#### TASK INSTRUCTIONS:
Quote, line for line, the entries from the first through the one containing "import matplotlib.pyplot as plt". Pictures are left out.

---- INPUT ROWS

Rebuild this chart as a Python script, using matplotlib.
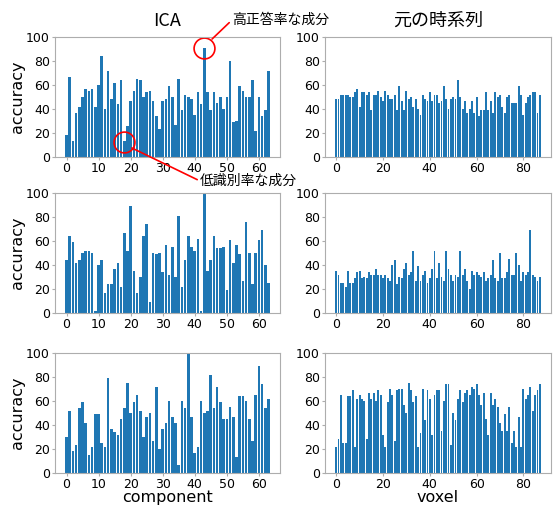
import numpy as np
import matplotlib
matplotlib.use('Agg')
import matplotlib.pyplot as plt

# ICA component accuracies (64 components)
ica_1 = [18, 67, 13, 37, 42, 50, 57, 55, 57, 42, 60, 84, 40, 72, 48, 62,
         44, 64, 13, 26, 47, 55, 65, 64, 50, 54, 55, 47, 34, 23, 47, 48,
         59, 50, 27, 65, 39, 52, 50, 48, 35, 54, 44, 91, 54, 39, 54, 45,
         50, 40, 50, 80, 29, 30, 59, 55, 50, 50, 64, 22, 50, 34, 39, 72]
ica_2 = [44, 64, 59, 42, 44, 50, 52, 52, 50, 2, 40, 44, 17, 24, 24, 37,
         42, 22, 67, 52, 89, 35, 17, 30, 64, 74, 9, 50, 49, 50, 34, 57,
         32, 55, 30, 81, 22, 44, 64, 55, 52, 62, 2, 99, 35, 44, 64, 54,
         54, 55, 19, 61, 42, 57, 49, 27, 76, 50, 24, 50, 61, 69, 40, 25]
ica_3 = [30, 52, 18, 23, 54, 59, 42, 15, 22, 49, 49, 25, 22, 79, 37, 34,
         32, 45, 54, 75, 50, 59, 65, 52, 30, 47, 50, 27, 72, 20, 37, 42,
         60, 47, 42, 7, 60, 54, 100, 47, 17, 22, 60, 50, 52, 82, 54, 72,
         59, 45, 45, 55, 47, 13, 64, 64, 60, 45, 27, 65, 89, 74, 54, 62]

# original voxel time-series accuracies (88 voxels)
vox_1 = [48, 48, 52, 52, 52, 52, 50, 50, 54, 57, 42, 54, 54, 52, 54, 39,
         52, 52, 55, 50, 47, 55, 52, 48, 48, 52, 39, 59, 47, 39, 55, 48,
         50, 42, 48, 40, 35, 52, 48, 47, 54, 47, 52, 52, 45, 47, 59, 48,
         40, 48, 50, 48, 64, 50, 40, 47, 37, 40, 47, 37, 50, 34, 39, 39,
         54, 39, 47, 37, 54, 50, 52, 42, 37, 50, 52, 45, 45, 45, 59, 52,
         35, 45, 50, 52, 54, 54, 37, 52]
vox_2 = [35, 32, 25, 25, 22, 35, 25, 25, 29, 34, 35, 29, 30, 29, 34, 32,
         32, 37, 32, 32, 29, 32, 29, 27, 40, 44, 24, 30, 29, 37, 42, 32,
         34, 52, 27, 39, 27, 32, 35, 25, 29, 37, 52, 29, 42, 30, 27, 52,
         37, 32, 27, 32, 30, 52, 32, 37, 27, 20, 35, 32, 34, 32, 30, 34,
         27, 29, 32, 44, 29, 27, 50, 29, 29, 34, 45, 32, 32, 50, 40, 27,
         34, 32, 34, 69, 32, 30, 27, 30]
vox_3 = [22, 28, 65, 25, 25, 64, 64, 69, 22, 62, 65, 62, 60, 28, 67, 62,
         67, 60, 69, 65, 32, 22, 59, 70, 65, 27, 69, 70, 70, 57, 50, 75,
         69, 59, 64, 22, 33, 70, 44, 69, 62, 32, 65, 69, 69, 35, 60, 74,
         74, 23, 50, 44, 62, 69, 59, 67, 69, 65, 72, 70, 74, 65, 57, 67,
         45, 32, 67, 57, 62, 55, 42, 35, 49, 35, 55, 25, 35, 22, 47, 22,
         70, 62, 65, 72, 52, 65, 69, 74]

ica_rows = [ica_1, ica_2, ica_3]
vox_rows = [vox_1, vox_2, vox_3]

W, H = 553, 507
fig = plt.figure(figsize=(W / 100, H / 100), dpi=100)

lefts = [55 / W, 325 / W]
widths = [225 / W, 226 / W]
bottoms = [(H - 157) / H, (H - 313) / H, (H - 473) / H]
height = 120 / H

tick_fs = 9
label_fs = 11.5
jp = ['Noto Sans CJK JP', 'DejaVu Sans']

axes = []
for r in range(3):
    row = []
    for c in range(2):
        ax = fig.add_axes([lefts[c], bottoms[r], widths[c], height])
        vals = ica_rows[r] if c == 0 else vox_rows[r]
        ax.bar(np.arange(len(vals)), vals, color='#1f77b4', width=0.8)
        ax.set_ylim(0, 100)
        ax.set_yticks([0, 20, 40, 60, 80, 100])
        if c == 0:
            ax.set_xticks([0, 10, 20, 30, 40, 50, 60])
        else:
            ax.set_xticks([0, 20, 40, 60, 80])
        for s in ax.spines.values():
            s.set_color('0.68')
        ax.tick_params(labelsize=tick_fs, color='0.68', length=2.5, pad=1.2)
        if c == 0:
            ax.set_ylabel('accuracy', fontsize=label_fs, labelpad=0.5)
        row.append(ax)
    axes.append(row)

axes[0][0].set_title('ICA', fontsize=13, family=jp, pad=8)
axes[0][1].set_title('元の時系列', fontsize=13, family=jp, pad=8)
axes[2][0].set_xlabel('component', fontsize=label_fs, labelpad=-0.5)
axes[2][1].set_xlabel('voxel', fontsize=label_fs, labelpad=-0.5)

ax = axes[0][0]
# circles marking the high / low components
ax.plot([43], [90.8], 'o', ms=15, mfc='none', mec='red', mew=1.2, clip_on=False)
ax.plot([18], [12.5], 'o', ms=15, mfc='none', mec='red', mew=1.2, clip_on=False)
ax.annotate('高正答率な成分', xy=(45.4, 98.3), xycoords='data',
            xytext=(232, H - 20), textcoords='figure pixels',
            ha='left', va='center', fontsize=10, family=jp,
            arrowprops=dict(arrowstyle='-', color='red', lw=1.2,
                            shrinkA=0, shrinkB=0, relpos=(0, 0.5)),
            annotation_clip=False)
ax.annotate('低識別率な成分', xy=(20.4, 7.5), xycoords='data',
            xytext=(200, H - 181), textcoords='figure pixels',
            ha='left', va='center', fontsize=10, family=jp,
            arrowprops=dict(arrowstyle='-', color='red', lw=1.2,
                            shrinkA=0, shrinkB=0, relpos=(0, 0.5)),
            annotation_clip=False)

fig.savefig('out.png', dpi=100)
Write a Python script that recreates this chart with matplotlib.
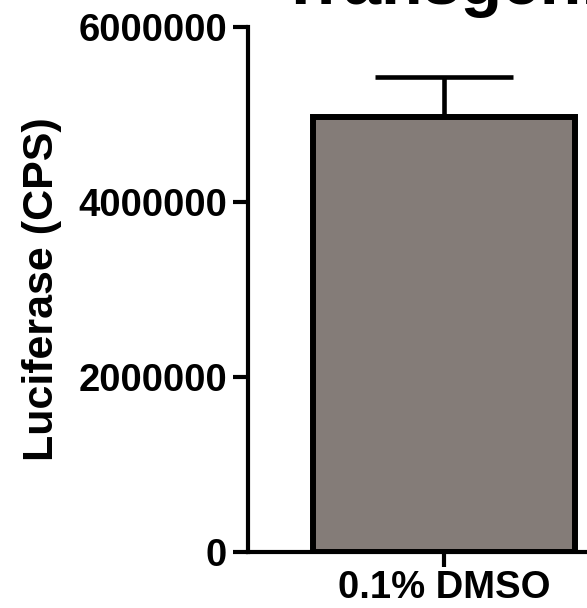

--------

#### TASK RESPONSE:
Rebuild this chart as a Python script, using matplotlib.
import numpy as np
import matplotlib
matplotlib.use('Agg')
import matplotlib.pyplot as plt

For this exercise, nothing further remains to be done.